Residents at Second Chance are charged $105 per week, he said. He said residents adhere to strict rules to grow personally and be upstanding citizens in the community.
“There’s a lot more to it than being clean and sober,” he said.
Tate, who coordinates recovery services for DAODAS, suffered from alcoholism for 14 years. After completing a traditional rehabilitation program, he found his way into adequate, long-term recovery housing beside a group of similar-minded men who all wanted to get clean.
“Without that, I don’t know if I would have ever become a history teacher, a father, a therapist, a graduate school student,” he said.
Not everyone finds themselves in the best environments, Tate said. And there’s often no way of knowing whether you’re in a bad environment until you’re already in the recovery community.

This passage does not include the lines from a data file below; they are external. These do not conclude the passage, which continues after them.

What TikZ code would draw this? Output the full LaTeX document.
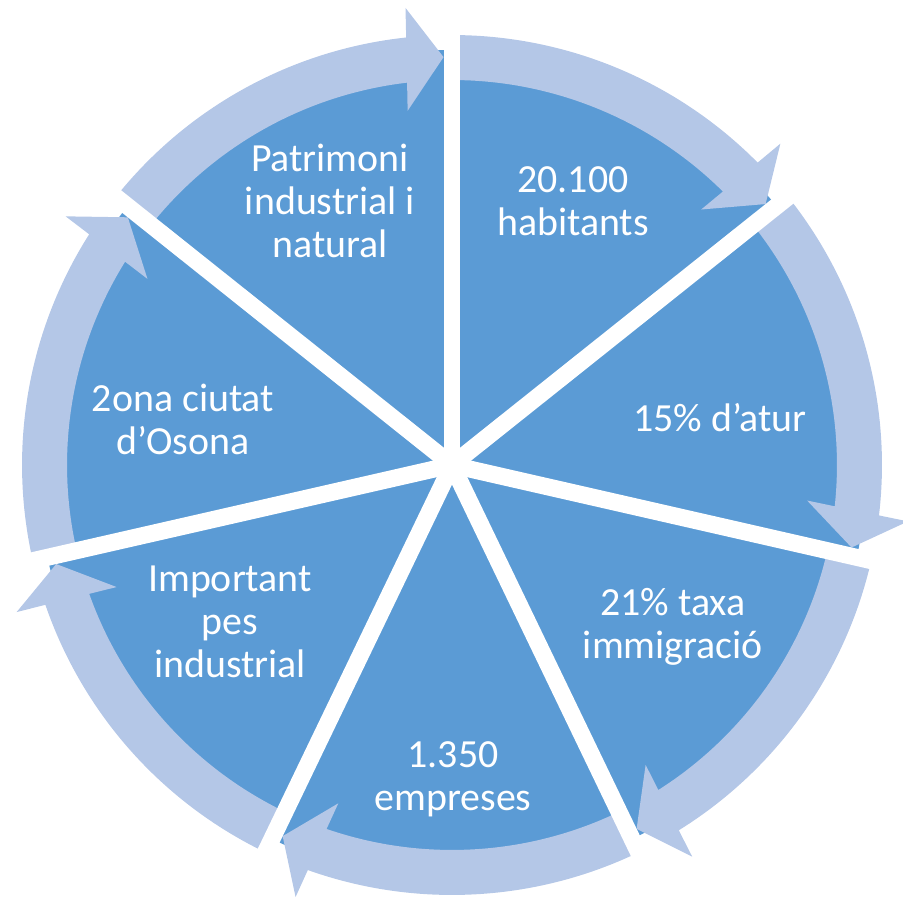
\documentclass[tikz,border=0pt]{standalone}
\usepackage{fontspec}
\setmainfont{Carlito}

\definecolor{segblue}{RGB}{91,155,213}
\definecolor{ringblue}{RGB}{180,199,231}

\tikzset{
	segtext/.style={text=white, align=center, font=\fontsize{22.7}{24.4}\selectfont},
	ringarrow/.style={fill=ringblue},
	gapline/.style={draw=white, line width=0.34cm}
}

\begin{document}
\begin{tikzpicture}[x=0.02cm, y=0.02cm]
		\useasboundingbox (-452,-434) rectangle (451,465);
		\coordinate (origin) at (0,0);

		% draw the pie
		\fill [segblue] (origin) circle (415);

		% draw the arrows round the pie, one for each segment
		\foreach \k in {0,...,6} {
			\pgfmathsetmacro{\tip}{90 - (\k+1)*360/7 + 1.19}
			\begin{scope}[rotate=\tip]
				\fill [ringarrow] (50.24:430) arc [start angle=50.24, end angle=4.93, radius=430]
					-- (458,37) -- (408,0) -- (355,37)
					-- (5.51:385) arc [start angle=5.51, end angle=50.24, radius=385] -- cycle;
			\end{scope}
		}

		% cut the gaps between the segments
		\foreach \k in {0,...,6} {
			\draw [gapline] (origin) -- ({90 - \k*360/7}:470);
		}

		% draw the texts
		\node [segtext] (habitants) at (121,264) {20.100\\habitants};
		\node [segtext] (atur) at (268,47) {15\% d’atur};
		\node [segtext] (immigracio) at (221,-162) {21\% taxa\\immigració};
		\node [segtext] (empreses) at (1,-314) {1.350\\empreses};
		\node [segtext] (pes) at (-222,-157) {Important\\pes\\industrial};
		\node [segtext] (osona) at (-269,46) {2ona ciutat\\d’Osona};
		\node [segtext] (patrimoni) at (-122,264) {Patrimoni\\industrial i\\natural};
\end{tikzpicture}
\end{document}
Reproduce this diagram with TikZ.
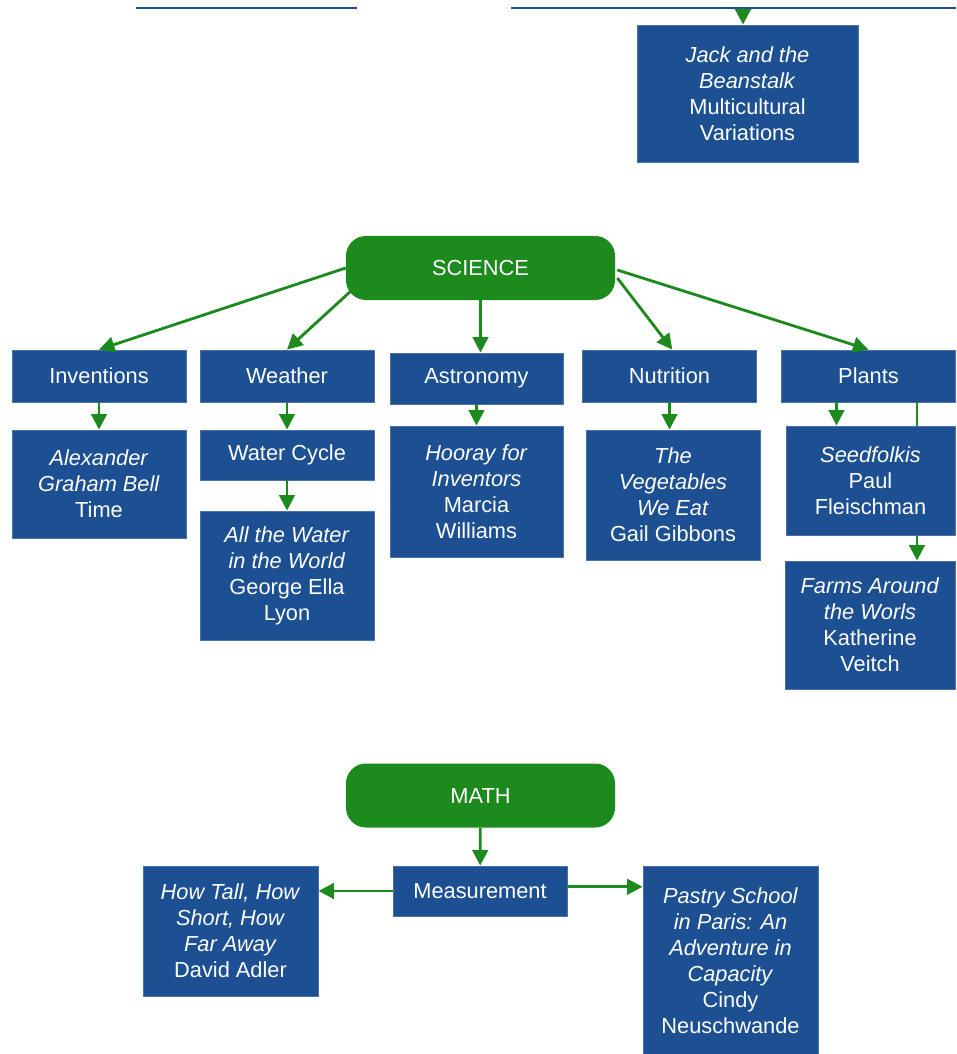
\documentclass[tikz,border=0pt]{standalone}
\usepackage{fontspec}
\setmainfont{Liberation Sans}
\usetikzlibrary{arrows.meta}
\definecolor{boxblue}{RGB}{28,80,146}
\definecolor{mapgreen}{RGB}{28,138,28}

\begin{document}
\begin{tikzpicture}[x=0.025cm,y=-0.025cm,>={Triangle[length=11pt,width=11pt]},line join=round,
    every node/.style={font=\fontsize{15.5}{18.5}\selectfont,text=white,align=center,inner sep=2pt},
    topic/.style={fill=mapgreen,rounded corners=0.5cm,minimum width=6.725cm,minimum height=1.6cm},
    catbox/.style={fill=boxblue,draw=boxblue!80!white,line width=0.6pt,minimum width=4.35cm,minimum height=1.3cm},
    arr/.style={->,mapgreen,line width=2pt}]
  \useasboundingbox (0,0) rectangle (956,1054);
  \clip (0,0) rectangle (956,1054);
% ================= top (cut off) =================
  \draw[boxblue,line width=1.6pt] (136,8) -- (357,8);
  \draw[boxblue,line width=1.6pt] (511,8) -- (956,8);
  \node[catbox,minimum width=5.525cm,minimum height=3.425cm] (jack) at (747.5,93.5)
      {\textit{Jack and the}\\\textit{Beanstalk}\\Multicultural\\Variations};
  \coordinate (jacktop) at (743,8);
  \draw[arr] (jacktop) -- (jacktop |- jack.north);
% ================= SCIENCE =================
  \node[topic] (science) at (480.5,268) {SCIENCE};
  \node[catbox] (inv)     at (99,376)    {Inventions};
  \node[catbox] (weather) at (287,376)   {Weather};
  \node[catbox,minimum width=4.325cm,minimum height=1.275cm] (astro) at (476.5,378.5) {Astronomy};
  \node[catbox] (nutri)   at (669.5,376) {Nutrition};
  \node[catbox] (plants)  at (868.5,376) {Plants};
  \draw[arr] (science.west) -- (inv.north);
  \draw[arr] ([shift={(6,-10)}]science.south west) -- (weather.north);
  \draw[arr] (science.south) -- (science.south |- astro.north);
  \draw[arr] ([shift={(2,10)}]science.east) -- ([xshift=2pt]nutri.north);
  \draw[arr] ([shift={(2,2)}]science.east) -- (plants.north);
  % second level
  \node[catbox,minimum height=2.7cm] (alex) at (99,484)
      {\textit{Alexander}\\\textit{Graham Bell}\\Time};
  \node[catbox,minimum height=1.25cm] (wcycle) at (287,455) {Water Cycle};
  \node[catbox,minimum height=3.225cm] (allwater) at (287,575.5)
      {\textit{All the Water}\\\textit{in the World}\\George Ella\\Lyon};
  \node[catbox,minimum width=4.325cm,minimum height=3.275cm] (hooray) at (476.5,491.5)
      {\textit{Hooray for}\\\textit{Inventors}\\Marcia\\Williams};
  \node[catbox,minimum height=3.25cm] (veg) at (673,495)
      {\textit{The}\\\textit{Vegetables}\\\textit{We Eat}\\Gail Gibbons};
  \node[catbox,minimum width=4.25cm,minimum height=3.2cm] (farms) at (870,625)
      {\textit{Farms Around}\\\textit{the Worls}\\Katherine\\Veitch};
  \draw[arr] ([shift={(48.5,0)}]plants.south) -- ([shift={(48.5,0)}]plants.south |- farms.north);
  \node[catbox,minimum width=4.225cm,minimum height=2.725cm] (seed) at (870.5,480.5)
      {\textit{Seedfolkis}\\Paul\\Fleischman};
  \draw[arr] (inv) -- (alex);
  \draw[arr] (weather) -- (wcycle);
  \draw[arr] (wcycle) -- (allwater);
  \draw[arr] (astro) -- (hooray);
  \draw[arr] (nutri.south) -- (nutri.south |- veg.north);
  \draw[arr] ([shift={(-32,0)}]plants.south) -- ([shift={(-32,0)}]plants.south |- seed.north);
% ================= MATH =================
  \node[topic] (math) at (480.5,795.5) {MATH};
  \node[catbox,minimum height=1.25cm] (meas) at (480,891) {Measurement};
  \node[catbox,minimum width=4.375cm,minimum height=3.25cm] (howtall) at (230.5,931)
      {\textit{How Tall, How}\\\textit{Short, How}\\\textit{Far Away}\\David Adler};
  \node[catbox,minimum width=4.375cm,minimum height=4.75cm] (pastry) at (730.5,961)
      {\textit{Pastry School}\\\textit{in Paris: An}\\\textit{Adventure in}\\\textit{Capacity}\\Cindy\\Neuschwande};
  \draw[arr] (math) -- (meas);
  \draw[arr] (meas.west) -- (meas.west -| howtall.east);
  \draw[arr] ([yshift=3pt]meas.east) -- ([yshift=3pt]meas.east -| pastry.west);
\end{tikzpicture}
\end{document}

“The good ones aren’t publicized and the bad ones aren’t criticized, so we can change that — not overnight, but it’s a desire that enough people have,” Tate said.
He said it costs less money to get people into recovery housing than it does to house them in a jail or prison for various drug-related offenses and have them cycle in and out of the criminal justice system.
“The best outcomes come from when there’s environments that folks might go to during outpatient treatment that are conducive to them seeing to their mental health needs and engaging in substance abuse recovery support,” Tate said. “This leads to less recidivism and healthier, more self-sufficient, taxpaying, good citizens.”
As for Baucom, he’s been two years clean, he said. He wants South Carolina to have more viable options when it comes to legitimate recovery housing where those in recovery can feel valued and not exploited, he said.
“From an addict standpoint, you’re very vulnerable,” he said. “Something needs to happen.”